Hi all,
this is more of an observation but a question which you may enjoy anyway.

While reading al lot of posting on compression I found that people reported
extreme differences in encoding run time on their machines when they did an
MPEG-2 file. For example yesterday I compressed the first 32 minutes from
End of Day into SVCD NTSC Film. It took TMPGEnc six and half hours to do
that. I used CQ 2520 kbps @100% quality. Last night I started a cruel
compression experiment to fit the whole movie on just ONE 700 MB CD-R! This
means an average video data rate of a bit more than 600 kbps and an audio
rate of 160 kbps.

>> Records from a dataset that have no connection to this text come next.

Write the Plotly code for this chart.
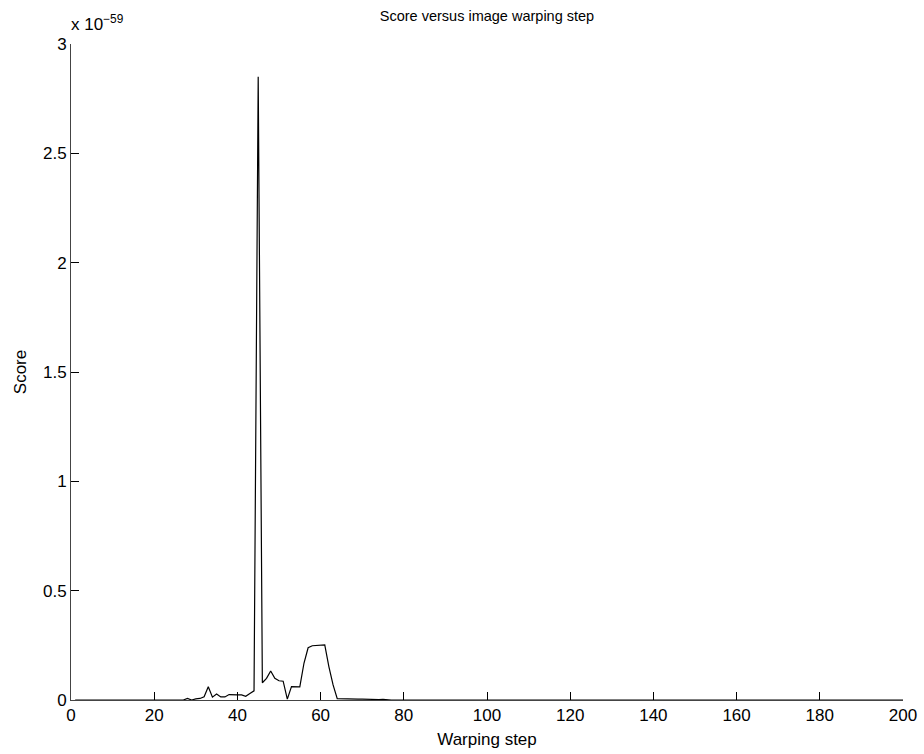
import plotly.graph_objects as go

# Score values in units of 1e-59, per warping step
steps = list(range(1, 201))
known = {
    27: 0.0, 28: 0.007, 29: 0.0, 30: 0.005, 31: 0.007, 32: 0.015, 33: 0.061,
    34: 0.013, 35: 0.027, 36: 0.014, 37: 0.014, 38: 0.025, 39: 0.023,
    40: 0.023, 41: 0.023, 42: 0.017, 43: 0.03, 44: 0.042, 45: 2.85,
    46: 0.079, 47: 0.099, 48: 0.133, 49: 0.099, 50: 0.088, 51: 0.086,
    52: 0.004, 53: 0.061, 54: 0.06, 55: 0.06, 56: 0.168, 57: 0.239,
    58: 0.248, 59: 0.25, 60: 0.25, 61: 0.252, 62: 0.152, 63: 0.069,
    64: 0.006, 65: 0.005, 66: 0.005, 67: 0.005, 68: 0.004, 69: 0.004,
    70: 0.004, 71: 0.003, 72: 0.003, 73: 0.002, 74: 0.002, 75: 0.003,
    76: 0.0,
}
scores = [known.get(s, 0.0) for s in steps]

x_ticks = [0, 20, 40, 60, 80, 100, 120, 140, 160, 180, 200]
y_ticks = [0, 0.5, 1, 1.5, 2, 2.5, 3]
y_tick_labels = ["0", "0.5", "1", "1.5", "2", "2.5", "3"]

font = "Liberation Sans, Arial, Helvetica, sans-serif"

fig = go.Figure()
fig.add_trace(go.Scatter(x=steps, y=scores, mode="lines",
                         line=dict(color="black", width=1.2), showlegend=False))

fig.update_layout(
    width=924, height=754,
    autosize=False,
    margin=dict(l=71, r=21, t=44, b=54, autoexpand=False),
    paper_bgcolor="white", plot_bgcolor="white",
    font=dict(family=font, size=17, color="black"),
    title=dict(text="Score versus image warping step", x=0.5, xref="paper",
               y=1 - 16 / 754, yanchor="middle", font=dict(size=14.5)),
    xaxis=dict(range=[0, 200], tickvals=x_ticks, ticks="inside", ticklen=8,
               tickcolor="black", showline=True, linecolor="#444", linewidth=1,
               showgrid=False, zeroline=False, tickfont=dict(size=17),
               automargin=False,
               title=dict(text="Warping step", standoff=8, font=dict(size=17))),
    yaxis=dict(range=[0, 3], tickvals=y_ticks, ticktext=y_tick_labels,
               ticks="inside", ticklen=8, tickcolor="black", showline=True,
               linecolor="#444", linewidth=1, showgrid=False, zeroline=False,
               tickfont=dict(size=17), automargin=False,
               title=dict(text="Score", standoff=12, font=dict(size=17))),
    annotations=[dict(text="x 10<sup>−59</sup>", xref="paper", yref="paper",
                      x=0, y=1, xanchor="left", yanchor="bottom",
                      xshift=-2, yshift=8, showarrow=False,
                      font=dict(size=17, family=font))],
)

fig.write_html("out.html", config={"displayModeBar": False},
               post_script="document.body.style.margin='0';")
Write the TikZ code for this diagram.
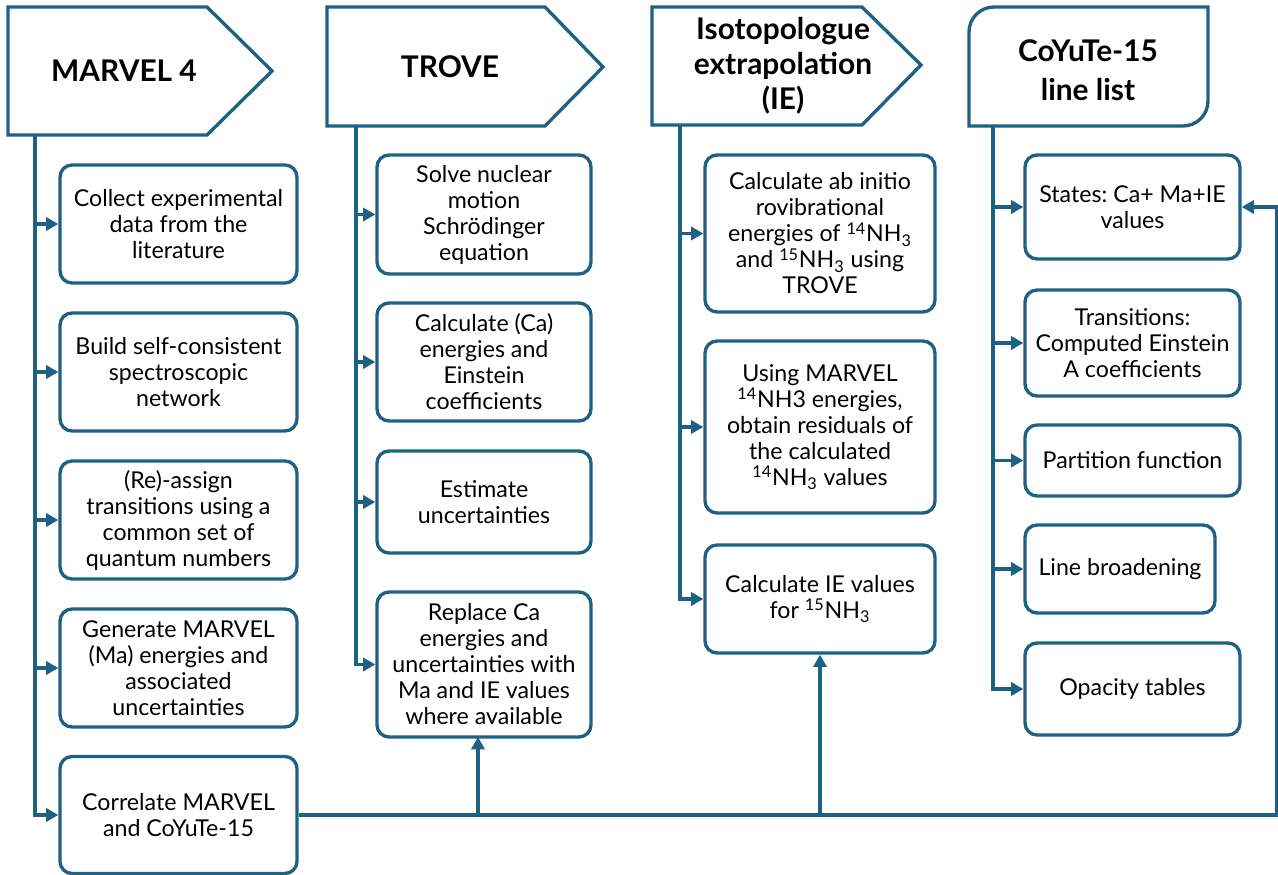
\documentclass[tikz,border=0pt]{standalone}
\usepackage{fontspec}
\setmainfont{Lato}
\usetikzlibrary{arrows.meta}
\definecolor{flowblue}{RGB}{31,97,133}
\frenchspacing

\begin{document}
\begin{tikzpicture}[x=0.02cm, y=-0.02cm,
  hdr/.style={draw=flowblue, line width=1.9pt, fill=white, line join=miter},
  hdrtext/.style={font=\fontsize{17}{20}\selectfont\bfseries, align=center},
  stepbox/.style={draw=flowblue, line width=1.9pt, rounded corners=0.24cm, fill=white,
    align=center, font=\fontsize{13.2}{14.8}\selectfont, inner sep=2pt},
  link/.style={flowblue, line width=2pt},
  arr/.style={link, -{Triangle[length=7pt, width=7.5pt]}}]
  \useasboundingbox (0,0) rectangle (1278,875);

  % Column headers
  \draw[hdr] (8,7) -- (207,7) -- (272,71) -- (207,135) -- (8,135) -- cycle;
  \node[hdrtext] (marvel) at (124,71) {MARVEL 4};
  \draw[hdr] (327,7) -- (545,7) -- (603,67) -- (545,126) -- (327,126) -- cycle;
  \node[hdrtext] (trove) at (450,67) {TROVE};
  \draw[hdr] (652,7) -- (862,7) -- (921,65) -- (862,125) -- (652,125) -- cycle;
  \node[hdrtext] (isoext) at (783,66) {Isotopologue\\extrapolation\\(IE)};
  \draw[hdr] (969,126) [rounded corners=0.5cm] -- (969,7) [sharp corners] -- (1208,7)
    [rounded corners=0.5cm] -- (1208,126) [sharp corners] -- cycle;
  \node[hdrtext, font=\fontsize{17}{22}\selectfont\bfseries] (coyute) at (1088,70) {CoYuTe-15\\line list};

  % MARVEL steps
  \node[stepbox, minimum width=4.74cm, minimum height=2.36cm] (m1) at (178.5,224) {Collect experimental\\data from the\\literature};
  \node[stepbox, minimum width=4.74cm, minimum height=2.36cm] (m2) at (178.5,372) {Build self-consistent\\spectroscopic\\network};
  \node[stepbox, minimum width=4.74cm, minimum height=2.36cm] (m3) at (178.5,520) {(Re)-assign\\transitions using a\\common set of\\quantum numbers};
  \node[stepbox, minimum width=4.74cm, minimum height=2.36cm] (m4) at (178.5,668) {Generate MARVEL\\(Ma) energies and\\associated\\uncertainties};
  \node[stepbox, minimum width=4.74cm, minimum height=2.34cm] (m5) at (178.5,815) {Correlate MARVEL\\and CoYuTe-15};

  % TROVE steps
  \node[stepbox, minimum width=4.28cm, minimum height=2.38cm] (t1) at (484,214.5) {Solve nuclear\\motion\\Schr\"odinger\\equation};
  \node[stepbox, minimum width=4.28cm, minimum height=2.36cm] (t2) at (484,362) {Calculate (Ca)\\energies and\\Einstein\\coefficients};
  \node[stepbox, minimum width=4.28cm, minimum height=2.04cm] (t3) at (484,502) {Estimate\\uncertainties};
  \node[stepbox, minimum width=4.28cm, minimum height=2.9cm] (t4) at (484,664.5) {Replace Ca\\energies and\\uncertainties with\\Ma and IE values\\where available};

  % IE steps
  \node[stepbox, minimum width=4.6cm, minimum height=3.14cm] (i1) at (820,233.5) {Calculate ab initio\\rovibrational\\energies of \textsuperscript{14}NH\textsubscript{3}\\and \textsuperscript{15}NH\textsubscript{3} using\\TROVE};
  \node[stepbox, minimum width=4.6cm, minimum height=3.44cm] (i2) at (820,427) {Using MARVEL\\\textsuperscript{14}NH3 energies,\\obtain residuals of\\the calculated\\\textsuperscript{14}NH\textsubscript{3} values};
  \node[stepbox, minimum width=4.6cm, minimum height=2.16cm] (i3) at (820,599) {Calculate IE values\\for \textsuperscript{15}NH\textsubscript{3}};

  % line list parts
  \node[stepbox, minimum width=4.3cm, minimum height=2.08cm] (c1) at (1132.5,207) {States: Ca+ Ma+IE\\values};
  \node[stepbox, minimum width=4.3cm, minimum height=2.12cm] (c2) at (1132.5,343) {Transitions:\\Computed Einstein\\A coefficients};
  \node[stepbox, minimum width=4.3cm, minimum height=1.42cm] (c3) at (1132.5,460.5) {Partition function};
  \node[stepbox, minimum width=3.8cm, minimum height=1.76cm] (c4) at (1120,569) {Line broadening};
  \node[stepbox, minimum width=4.3cm, minimum height=1.84cm] (c5) at (1132.5,689) {Opacity tables};

  % trunks
  \coordinate (tm) at (35,135);
  \coordinate (tt) at (356,126);
  \coordinate (ti) at (680,125);
  \coordinate (tc) at (993,126);
  \draw[arr] (tm) -- (tm |- m5.west) -- (m5.west);
  \foreach \n in {m1,m2,m3,m4} \draw[arr] (tm |- \n.west) -- (\n.west);
  \draw[arr] (tt) -- (tt |- t4.west) -- (t4.west);
  \foreach \n in {t1,t2,t3} \draw[arr] (tt |- \n.west) -- (\n.west);
  \draw[arr] (ti) -- (ti |- i3.west) -- (i3.west);
  \foreach \n in {i1,i2} \draw[arr] (ti |- \n.west) -- (\n.west);
  \draw[arr] (tc) -- (tc |- c5.west) -- (c5.west);
  \foreach \n in {c1,c2,c3,c4} \draw[arr] (tc |- \n.west) -- (\n.west);

  % feedback from the correlation step
  \coordinate (rt) at (1277,815);
  \draw[arr] (m5.east) -- (rt) -- (rt |- c1.east) -- (c1.east);
  \draw[arr] (478,815) -- (478,737);
  \draw[arr] (m5.east -| i3.south) -- (i3.south);
\end{tikzpicture}
\end{document}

BUT this time I used 2pass VBR with 2500 max. I know that
2pass doubles conversion time. TMPGEnc. estimates the total time for this
job at 52 hours which would be eightfold to my preevious 32 minute segment.
End of Days ist just over 2 hrs long so this time span is quite exactly 4 *
2 * 6.5.
It appears that total compression time does not depend on the data rate
chosen, but is constant on the same machine. Has anyone else made that
operation?
Logic would normally tell me that more extreme compression (like 600 kbps
instead of 2500) requires more number crunching than just doing a "little"
compression on the signal, but htat does not seem to be the case.